Importance of land use factors in the prediction of water quality of the Upper Green River watershed, Kentucky, USA, using random forest

Abstract

Surface waters are essential for meeting the needs of the world. In many regions, stream water quality is a major concern due to contamination from multiple sources. Stream water is also susceptible to climatic events and land-use practices influencing its catchment. Understanding the impact of such events on stream water quality is crucial for managing and protecting aquatic ecosystems and providing safe drinking water to communities that rely on these streams. Hence, monitoring and evaluating stream water quality holds significance in identifying potential hazards and implementing suitable management strategies.

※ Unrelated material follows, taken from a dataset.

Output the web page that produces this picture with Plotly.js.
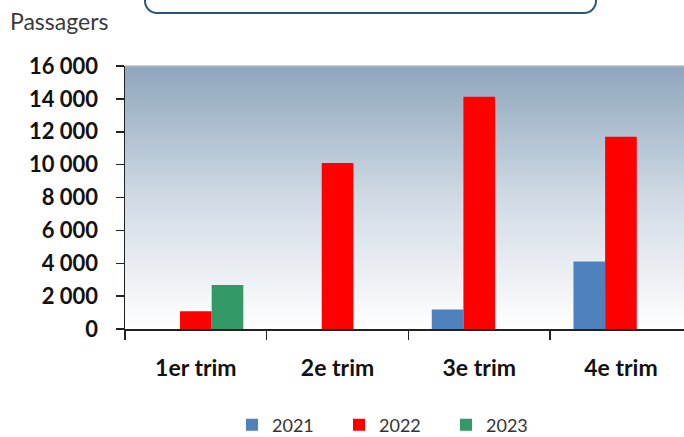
<!DOCTYPE html>
<html>
<head>
<meta charset="utf-8">
<script src="https://cdn.plot.ly/plotly-3.0.1.min.js"></script>
<style>
  html, body { margin: 0; padding: 0; background: #ffffff; }
  #wrap { position: relative; width: 684px; height: 437px; overflow: hidden; }
  #chart { width: 684px; height: 437px; }
  #box { position: absolute; left: 144px; top: -32px; width: 449px; height: 42px;
         border: 2.5px solid #2a5583; border-radius: 13px; pointer-events: none; }
</style>
</head>
<body>
<div id="wrap">
  <div id="chart"></div>
  <div id="box"></div>
</div>
<script>
// ---- data ----
const categories = ["1er trim", "2e trim", "3e trim", "4e trim"];
const seriesNames = ["2021", "2022", "2023"];
const values2021 = [null, null, 1180, 4110];
const values2022 = [1080, 10100, 14130, 11690];
const values2023 = [2670, null, null, null];
const yTickValues = [0, 2000, 4000, 6000, 8000, 10000, 12000, 14000, 16000];

const colors = ["#4f81bd", "#ff0000", "#339966"];
const allValues = [values2021, values2022, values2023];

const traces = allValues.map((vals, i) => ({
  type: "bar",
  name: seriesNames[i],
  x: categories,
  y: vals,
  marker: { color: colors[i], line: { width: 0 } },
  hoverinfo: "x+y+name"
}));

const gradSvg =
  '<svg xmlns="http://www.w3.org/2000/svg" width="100" height="100" viewBox="0 0 100 100" preserveAspectRatio="none">' +
  '<defs><linearGradient id="g" x1="0" y1="0" x2="0" y2="1">' +
  '<stop offset="0" stop-color="#8ea6bc"/>' +
  '<stop offset="0.5" stop-color="#d0dae4"/>' +
  '<stop offset="1" stop-color="#ffffff"/>' +
  '</linearGradient></defs>' +
  '<rect x="0" y="0" width="100" height="100" fill="url(#g)"/></svg>';
const gradUri = "data:image/svg+xml;charset=utf-8," + encodeURIComponent(gradSvg);

const layout = {
  width: 684,
  height: 437,
  margin: { l: 125, r: 0, t: 66, b: 108, pad: 0 },
  paper_bgcolor: "rgba(0,0,0,0)",
  plot_bgcolor: "rgba(0,0,0,0)",
  separators: ", ",
  barmode: "group",
  bargap: 0.33,
  bargroupgap: 0,
  showlegend: true,
  title: {
    text: "Passagers",
    font: { family: "Lato, 'Open Sans', sans-serif", size: 23, color: "#3a3a3a" },
    xref: "container", yref: "container",
    x: 10 / 684, xanchor: "left",
    y: 1 - 22 / 437, yanchor: "middle"
  },
  xaxis: {
    type: "category",
    range: [-0.5, 3.445],
    autorange: false,
    showline: true,
    linecolor: "#222222",
    linewidth: 1.5,
    ticks: "outside",
    tickson: "boundaries",
    ticklen: 9,
    tickwidth: 1.5,
    tickcolor: "#222222",
    showgrid: false,
    zeroline: false,
    ticklabelstandoff: 18,
    tickfont: { family: "Lato, 'Open Sans', sans-serif", size: 23, color: "#111111", weight: "bold" }
  },
  yaxis: {
    range: [0, 16000],
    autorange: false,
    tickvals: yTickValues,
    tickformat: ",d",
    showline: true,
    linecolor: "#222222",
    linewidth: 1.5,
    ticks: "outside",
    ticklen: 8,
    tickwidth: 1.5,
    tickcolor: "#222222",
    showgrid: false,
    zeroline: false,
    ticklabelstandoff: 13,
    tickfont: { family: "Lato, 'Open Sans', sans-serif", size: 22, color: "#111111", weight: "bold" }
  },
  legend: {
    orientation: "h",
    xref: "container", yref: "container",
    x: 232 / 684, xanchor: "left",
    y: 1 - 425 / 437, yanchor: "middle",
    entrywidth: 62,
    entrywidthmode: "pixels",
    bgcolor: "rgba(0,0,0,0)",
    font: { family: "Lato, 'Open Sans', sans-serif", size: 18, color: "#333333" },
    traceorder: "normal"
  },
  images: [{
    source: gradUri,
    xref: "paper", yref: "paper",
    x: 0, y: 1, sizex: 1, sizey: 1,
    xanchor: "left", yanchor: "top",
    sizing: "stretch",
    layer: "below"
  }],
  shapes: [{
    type: "line", xref: "paper", yref: "paper",
    x0: 0, x1: 1, y0: 1, y1: 1,
    line: { color: "#b4bcc4", width: 1.5 },
    layer: "below"
  }]
};

Plotly.newPlot("chart", traces, layout, { displayModeBar: false, staticPlot: true });
</script>
</body>
</html>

In this paper, a novel effort was made to determine the relative feature importance of a set of watershed characteristics (precipitation, temperature, urban land use, agricultural land use, and forest land-use factors) on four important water quality parameters (WQPs): fecal coliforms (FC), turbidity, pH, and conductivity of the Upper Green River watershed, Kentucky, USA. Random forest (RF), an ensemble learning method, was used to predict the WQPs from the causal parameters and determine the feature importance characteristics of the four WQPs previously mentioned. This model demonstrated that precipitation and temperature are the most influential factors on FC, turbidity, and pH. Forest land use and temperature are the two most important factors for conductivity. The novel feature importance factors of the RF model have likewise been confirmed for each WQP. In modeling stream WQPs, the developed the RF model outperformed the artificial neural network (ANN) model. Using the RF model, we obtain regression coefficients of (0.93, 0.74, and 0.94) for pH in training, testing, and overall. We obtain regression coefficients of (0.60, 0.64, and 0.61) using the ANN model. ⁠⁠⁠⁠⁠⁠⁠Overall, the RF model was more effective than the ANN model in modeling stream WQPs. The model identified precipitation and temperature as the most influential factors on FC, turbidity, and pH, while forest land use and temperature were the most important factors in determining conductivity. It is also found that land use factors are important to improve the accuracy of WQPs predictions from climate variables. The results of this study can be used by authorities to better understand and control pollution at the watershed scale.